Sunday, July 19, 2009

Day Eight - Ich bin ein Dresdener

I found one of my favourite beers - Kilkenny (from Ireland) in a Dresden supermarket the other day. Six bottles sell for only for 5 Euro and change - a bargain! I'd be lucky to get ONE beer at a pub in Dublin for that price. Four cans in Toronto cost nearly nine dollars. Sadly, my local Irish pub ("local" meaning near my home in Oakville) stopped selling it. I don't know why, exactly, but it probably had something to do with the fact that a couple of the waitresses pronounced it KILLKA-nee (instead of kill-KEN-nee) so the customers probably didn't recognize it when it was read out on the list of available beers...

School ended at 8pm so, having started at 10am, I was anxious to get home. Conny, Gerald and I shared the beers in the garden with caprese (Italian salad of tomato and mozzarella), made by yours truly. To my surprise, Conny and Gerald revealed that the bargain I thought I had found was no bargain at all. They informed me that six bottles of Beck's beer (from Germany) sells for only three and a half Euro. Other, lesser-known brands, sell for even less. It's no wonder that everyone - and I mean everyone - walks the streets drinking beer from one hand while holding a few more bottles in the other. The supermarkets sell beer individually too. Now THAT is a convenience store.

As usual, I practiced my broken German sentences with my loyal and helpful audience, majorly blundering a few times which made me think of the (discounted) controvery over JFK's doughnut moment in 1963. For those of you who are (also) too young to have seen JFK's speech on TV, you can watch it on You Tube after which you might get the joke about Mayor Quimby stating "Ich bin ein Springfielder" on The Simpsons.

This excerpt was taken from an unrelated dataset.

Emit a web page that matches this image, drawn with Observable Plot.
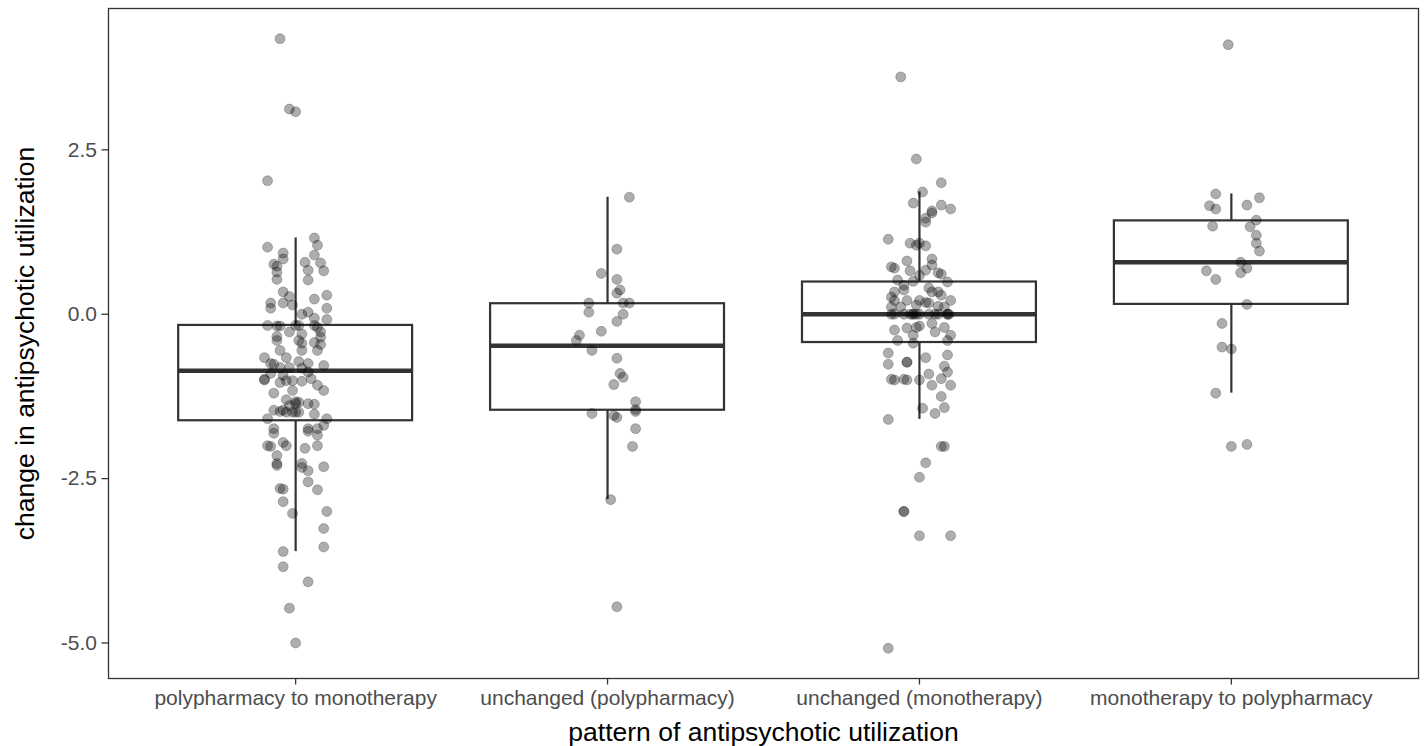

There is a German symbol for a double ss which looks like a capital b. It is called an eszet and it looks like this - ß. The Swiss Germans don't use it and it will never appear in a German crossword puzzle, but it has puzzled me as I haven't solved the logic of when to use it. I was spelling the word for snack (as I served the caprese salad) as i-m-b-i-ß when Gerald said "ISS". I was sure that the eszet was in use for this word but he was pointing to the sky. The International Space Station was passing by overhead. Lina - this one's for you. It was "COOL"!